How do you ace an exam?
The sure-shot answer to the question is that you must understand the subject matter well. Once you are well prepared with the topic, you can easily tackle any question asked from it – be it objective, subjective, or even questions that test your ability to apply your knowledge to new scenarios.
Recall the last time you used an online map to reach a destination. You checked for information on how long it would take to get there, how heavy the traffic would be, how much money you would have to spend, and most importantly – the route. Similarly, an educational app for students can help you familiarise yourself with the path to your ultimate destination – a formidable hold on the subject matter.
Here are tips on how to prepare well for and ace an exam.
Know your syllabus and test format:
If you have a test coming up, your first step is to know what it will cover. Confirm with a friend or a teacher regarding the textbook chapters that will be covered in the test. In terms of maps, you now have a map in your hand and know the neighbourhood.
Next, find out the test’s format. You will need to know how the marks are allotted to questions of various lengths – such as objective type, multiple choice type, essay type etc. Knowing this information is like knowing where traffic is lowest and where you can cover maximum distance. If you have five objective questions which can fetch you ten marks and one essay question for ten marks – be sure to allocate your study time accordingly. Your chances of scoring ten on the former are high but low on the latter.
Break it down into chunks and prioritise:
If you have to travel 50km to your destination, you need to keep aside sufficient time for it; you can’t cover it in one minute. Similarly, don’t push yourself to study the entire syllabus in a short period. You may pass the exam, but you won’t pass with flying colours. Use an educational app for students to help you break down the syllabus into coherent, well-connected topics. It will help you plan backwards from the test date to today and decide how many hours you can allot per day to study the sub-topics.
Some apps categorise topics as “high frequency” – wherein previous tests have asked more questions from that topic than from others. Knowing this information will help you prioritise your schedule when you’re running low on time.
Your class topper did not reach there by passively reading the text or by absent-mindedly copying down notes in class. While studying, ensure that you are actively asking yourself what you have understood. Rephrase what you have read in your own words, explain what you have learned to someone else, or write it down in a few sentences. You can try the Feynman Technique, which is an efficient study strategy to improve your grades.
Be sure to answer all the practice questions at the end of the chapter, and form some more questions of your own.
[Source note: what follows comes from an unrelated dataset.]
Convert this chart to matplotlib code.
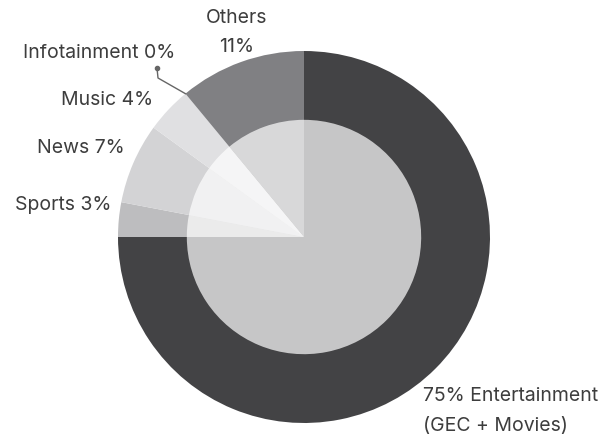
import numpy as np
import matplotlib.pyplot as plt

categories = ["Entertainment", "Sports", "News", "Music", "Infotainment", "Others"]
shares = [75, 3, 7, 4, 0, 11]
colors = ["#434345", "#bdbdbf", "#d3d3d5", "#e0e0e2", "#e6e6e8", "#808083"]

plt.rcParams['font.family'] = ['Inter', 'DejaVu Sans']
txt_color = "#3d3d3d"

W, H = 601, 441
fig = plt.figure(figsize=(W / 100, H / 100), dpi=100)

# pie centre and radius in pixels
cx, cy, R = 304, 237, 186
ax = fig.add_axes([(cx - R) / W, (H - cy - R) / H, 2 * R / W, 2 * R / H])
ax.set_xlim(-1, 1)
ax.set_ylim(-1, 1)
ax.set_aspect('equal')
ax.axis('off')

ax.pie(shares, colors=colors, startangle=90, counterclock=False, radius=1,
       wedgeprops=dict(linewidth=0))
# lighter inner disc over the same slices
ax.pie(shares, colors=["white"] * len(shares), startangle=90, counterclock=False,
       radius=0.63, wedgeprops=dict(linewidth=0, alpha=0.7))
ax.set_xlim(-1, 1)
ax.set_ylim(-1, 1)


def px(x, y):
    # pixel position -> data coords
    return (x - cx) / R, (cy - y) / R


def label(x, y, s, ha):
    dx, dy = px(x, y)
    ax.text(dx, dy, s, ha=ha, va='center', fontsize=14, color=txt_color,
            clip_on=False)


label(237, 18, "Others", 'center')
label(237, 47, "11%", 'center')
label(175, 53, "Infotainment 0%", 'right')
label(153, 100, "Music 4%", 'right')
label(125, 148, "News 7%", 'right')
label(111, 205, "Sports 3%", 'right')
label(423, 396, "75% Entertainment", 'left')
label(423, 426, "(GEC + Movies)", 'left')

# leader line to the zero-size Infotainment slice
cum = np.cumsum(shares)
idx = categories.index("Infotainment")
ang = np.deg2rad(90 - 360 * cum[idx] / 100)
ex, ey = np.cos(ang), np.sin(ang)
kx, ky = px(158, 78)
dx, dy = px(157, 68)
ax.plot([ex, kx, dx], [ey, ky, dy], color="#666666", lw=1, clip_on=False)
ax.plot([dx], [dy], 'o', color="#666666", ms=3, clip_on=False)

fig.savefig("out.png", dpi=100)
You may also use educational apps for additional, up-to-date practice questions.
Studies show that humans start forgetting a piece of information within 72 hours of learning it. If you have not glanced at a topic in 6 days, the chances are that you won’t be able to recall more than 30% of the information. Most students lose out on marks because they overestimate how much they can remember. Use flashcards, flowcharts, and concept overviews to revise a topic regularly, and don’t neglect any point you thought was easy while studying.
Finally, on the day of your test, reach the venue in time and relax for a while. Get into the right mindframe, and most importantly – do not panic! Trust yourself, know that a test is not the end of the world, and give it your best.
If you take baby steps and make a habit of learning in the manner described above, you are sure to perform well in any test.